2. And Cercignani makes a good case for the fact that much of the creative work in the field usually credited to J. Willard Gibbs had been anticipated by Boltzmann: "…it is he [Boltzmann] and not Josiah Willard Gibbs (1839-1903) who should be considered as the founder of equilibrium statistical mechanics and of the method of ensembles." This claim is backed up in Chapter 7, especially Sec. 7.3 (I suppose that no one will dispute Boltzmann's being called the founder of non-equilibrium statistical mechanics.)
3. For example the KAM theorem. Cf. Appendix 8.2. There is a certain amount of inconsistency in his treatment, however. For example in Appendix 5.1, page 269, he feels constrained to define the Kroneker delta symbol for his putative expert readership.
4. Our older readers may have seen the 1969 movie Mayerling starring Omar Sharif and Catherine Deneuve. (Also in the stellar cast were James Mason and Ava Gardner.) Anyone interested in purchasing the video will find it online at amazon.com. The double suicide at Mayerling (which may not have been a suicide at all, but rather a double murder) took place in 1888, some 18 years before Boltzmann's.
5. He did his doctorate under Josef Stefan at Vienna, r4eceiving his Ph.D. in (1866) and had two teaching appointments at Vienna and one each in Graz and Munich. He was offered a chair in Berlin, but eventually declined after having first accepted. Stefan was not his thesis adviser, incidentally, as theses were not required at Vienna in those days. The famous Stefan-Boltzmann law (cf. Appendix 9.1 for its derivation) did not hail from Boltzmann's student days; it was published in 1884 during his tenure at Graz. Cf. Sec. 9.4.
6. Like many readers of this journal I have spent most of my professional life trying to solve various versions of the Boltzmann equation, but I never worried too much about things like entropy.
7. The H-theorem is "derived" in Appendix 5.3. The quotation marks (called 'inverted commas' in this book) refer to the mathematical difficulties involved when the space-inhomogeneous case is considered.
8. The laws of quantum mechanics are not really reversible, since the wave packet "collapses" when a measurement is made. Roger Penrose is quoted (page 118) as having suggested this as a possible origin of irreversibility.
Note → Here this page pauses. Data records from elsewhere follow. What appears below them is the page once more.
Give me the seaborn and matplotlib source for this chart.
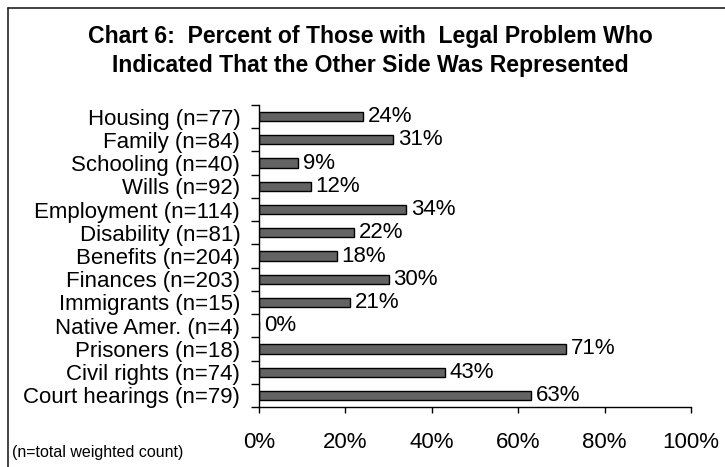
import matplotlib
matplotlib.use("Agg")
import matplotlib.pyplot as plt
from matplotlib.lines import Line2D
import seaborn as sns
import pandas as pd
import numpy as np

# ---- data ----
categories = ["Housing", "Family", "Schooling", "Wills", "Employment", "Disability",
              "Benefits", "Finances", "Immigrants", "Native Amer.", "Prisoners",
              "Civil rights", "Court hearings"]
counts = [77, 84, 40, 92, 114, 81, 204, 203, 15, 4, 18, 74, 79]
percents = [24, 31, 9, 12, 34, 22, 18, 30, 21, 0, 71, 43, 63]
x_ticks = [0, 20, 40, 60, 80, 100]
title_text = "Chart 6:  Percent of Those with  Legal Problem Who\nIndicated That the Other Side Was Represented"
footnote = "(n=total weighted count)"

labels = [f"{c} (n={n})" for c, n in zip(categories, counts)]
df = pd.DataFrame({"label": labels, "pct": percents})

sns.set_style("ticks")
plt.rcParams['font.family'] = ['Liberation Sans', 'DejaVu Sans']
plt.rcParams['text.color'] = 'black'

W, H = 725, 467
fig = plt.figure(figsize=(W / 100, H / 100), dpi=100)
ax = fig.add_axes([259 / W, 1 - 407 / H, (691 - 259) / W, (407 - 105) / H])

sns.barplot(data=df, x="pct", y="label", orient="h", color="#636363",
            saturation=1, edgecolor="black", linewidth=1.0, width=0.4, ax=ax)

ax.set_xlim(0, 100)
ax.set_ylim(len(labels) - 0.5, -0.5)
ax.set_xticks(x_ticks)
ax.set_xticklabels([f"{t}%" for t in x_ticks])
ax.set_xlabel("")
ax.set_ylabel("")

for s in ["top", "right"]:
    ax.spines[s].set_visible(False)
for s in ["left", "bottom"]:
    ax.spines[s].set_color("black")
    ax.spines[s].set_linewidth(1.0)

ax.tick_params(axis="y", which="major", length=0, pad=13.5, labelsize=16, colors="black")
ax.set_yticks(np.arange(-0.5, len(labels), 1.0), minor=True)
ax.tick_params(axis="y", which="minor", length=5.8, width=1.0, direction="out", color="black")
ax.tick_params(axis="x", which="major", length=4.3, width=1.0, direction="out",
               pad=13.5, labelsize=16, colors="black")

ax.bar_label(ax.containers[0], labels=[f"{v}%" for v in percents],
             padding=3.5, fontsize=16, color="black")

fig.text(370 / W, 1 - 51 / H, title_text, ha="center", va="center", color="black",
         multialignment="center", fontsize=16.6, fontweight="bold", linespacing=1.35)
fig.text(12 / W, 1 - 453 / H, footnote, ha="left", va="center", fontsize=11.5, color="black")

# chart frame (visible on left and top only, as cropped)
fx, fy = 7.5 / W, 1 - 7.5 / H
fig.add_artist(Line2D([fx, fx], [0, fy], transform=fig.transFigure, color="#222222", lw=1.2))
fig.add_artist(Line2D([fx, 1], [fy, fy], transform=fig.transFigure, color="#222222", lw=1.2))

fig.savefig("out.png", dpi=100, facecolor="white")
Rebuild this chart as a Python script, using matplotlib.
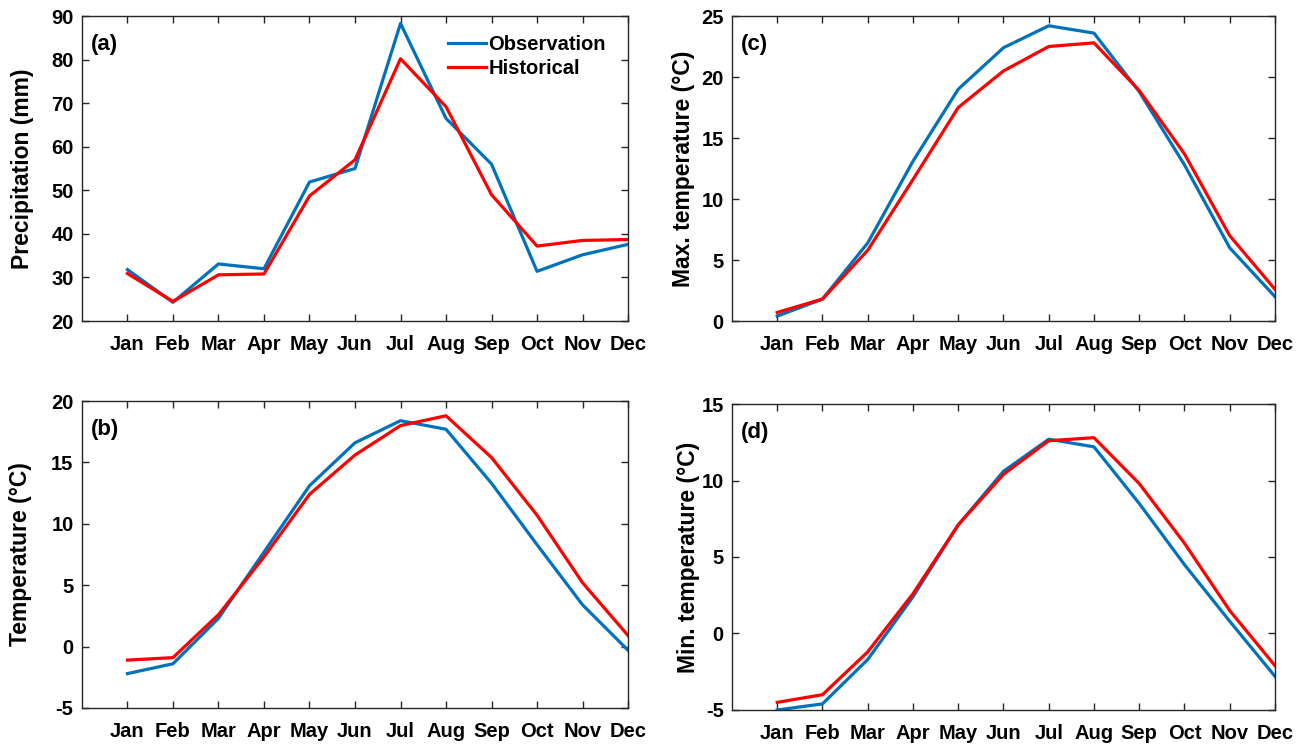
import numpy as np
import matplotlib.pyplot as plt

months = ["Jan", "Feb", "Mar", "Apr", "May", "Jun", "Jul", "Aug", "Sep", "Oct", "Nov", "Dec"]

# monthly climatology: observation vs historical run
prec_obs = [31.8, 24.3, 33.1, 32.0, 51.9, 55.0, 88.3, 66.5, 56.0, 31.4, 35.2, 37.6]
prec_hist = [30.9, 24.5, 30.6, 30.8, 48.7, 57.0, 80.2, 69.2, 49.0, 37.2, 38.5, 38.7]

tmean_obs = [-2.2, -1.4, 2.3, 7.7, 13.1, 16.6, 18.4, 17.7, 13.3, 8.3, 3.4, -0.3]
tmean_hist = [-1.1, -0.9, 2.6, 7.3, 12.4, 15.6, 18.0, 18.8, 15.4, 10.7, 5.2, 0.9]

tmax_obs = [0.4, 1.8, 6.4, 13.1, 19.0, 22.4, 24.2, 23.6, 18.8, 12.8, 6.0, 2.0]
tmax_hist = [0.7, 1.8, 5.8, 11.6, 17.5, 20.5, 22.5, 22.8, 18.9, 13.7, 7.0, 2.6]

tmin_obs = [-5.0, -4.6, -1.7, 2.4, 7.1, 10.6, 12.7, 12.2, 8.5, 4.5, 0.8, -2.8]
tmin_hist = [-4.5, -4.0, -1.2, 2.6, 7.1, 10.4, 12.6, 12.8, 9.8, 5.9, 1.5, -2.1]

plt.rcParams['font.family'] = ['Liberation Sans', 'DejaVu Sans']
plt.rcParams['font.weight'] = 'bold'
plt.rcParams['axes.labelweight'] = 'bold'

blue = '#0072BD'
red = '#FF0000'
x = np.arange(1, 13)

fig = plt.figure(figsize=(13.09, 7.45), dpi=100)

panels = [
    # rect, obs, hist, ylim, yticks, ylabel, tag, ylabel x (axes fraction)
    ([0.0626, 0.5691, 0.4172, 0.4094], prec_obs, prec_hist, (20, 90), np.arange(20, 91, 10), "Precipitation (mm)", "(a)", -0.108),
    ([0.0626, 0.0497, 0.4172, 0.4120], tmean_obs, tmean_hist, (-5, 20), np.arange(-5, 21, 5), "Temperature (°C)", "(b)", -0.112),
    ([0.5592, 0.5691, 0.4148, 0.4094], tmax_obs, tmax_hist, (0, 25), np.arange(0, 26, 5), "Max. temperature (°C)", "(c)", -0.090),
    ([0.5592, 0.0470, 0.4148, 0.4107], tmin_obs, tmin_hist, (-5, 15), np.arange(-5, 16, 5), "Min. temperature (°C)", "(d)", -0.081),
]

for i, (rect, obs, hist, ylim, yt, ylab, tag, labx) in enumerate(panels):
    ax = fig.add_axes(rect)
    ax.plot(x, obs, color=blue, lw=2.3, label="Observation")
    ax.plot(x, hist, color=red, lw=2.3, label="Historical")
    ax.set_xlim(0, 12)
    ax.set_ylim(*ylim)
    ax.set_xticks(x)
    ax.set_xticklabels(months)
    ax.set_yticks(yt)
    ax.set_yticklabels([f"{v:g}" for v in yt])
    ax.tick_params(direction='in', top=True, right=True, length=5, width=1,
                   labelsize=14.5, color='#262626', labelcolor='black')
    ax.tick_params(axis='x', pad=10)
    ax.tick_params(axis='y', pad=6)
    for s in ax.spines.values():
        s.set_color('#262626')
        s.set_linewidth(1)
    ax.set_ylabel(ylab, fontsize=16.5, fontweight='bold', va='center')
    ax.yaxis.set_label_coords(labx, 0.5)
    ax.text(0.016, 0.94, tag, transform=ax.transAxes, fontsize=16,
            fontweight='bold', va='top', ha='left')
    if i == 0:
        ax.legend(loc='upper right', frameon=False, fontsize=14.5,
                  handlelength=1.9, handletextpad=0.1, borderaxespad=0.3,
                  labelspacing=0.25, bbox_to_anchor=(0.985, 0.985))

fig.savefig("out.png", dpi=100)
I suggested the same thing, thirty years ago, in the discussion period after a colloquium by Eugene Wigner. Wigner completely pooh-poohed my idea.
9. We recall that Gibbs assumed the ergodic hypothesis to justify his use of ensemble averages in place of time averages. (This hypothesis asserted that a system, represented by a point in phase-space, passes, in the fullness of time, through every point in the space). In he early 20th century mathematicians realized that this hypothesis had to be false, on the basis of measure-theoretical arguments, but it was replaced with the "quasi-ergodic" hypothesis, that the point comes arbitrarily close to every point. This was proved by Garrett Birkhoff. (More precisely, as Cercignani explains on page 150, an ergodic system is one which does not possess any sets which are invariant under the dynamics except sets of measure zero. Ergodic theory has become a topic studied by pure mathematicians. To learn more visit www.math.psu.edu/kra)
10. Including such linguistic delights as the "double infinitive." For example "When he not to travel to be able has, so have I him lunch every day brought." (Wann er nicht fahren können hat, so habe ich ihm Mittagessen täglich gebracht.) This syntax, which contributes to the poetic beauty of the German language, sounds absurd in English.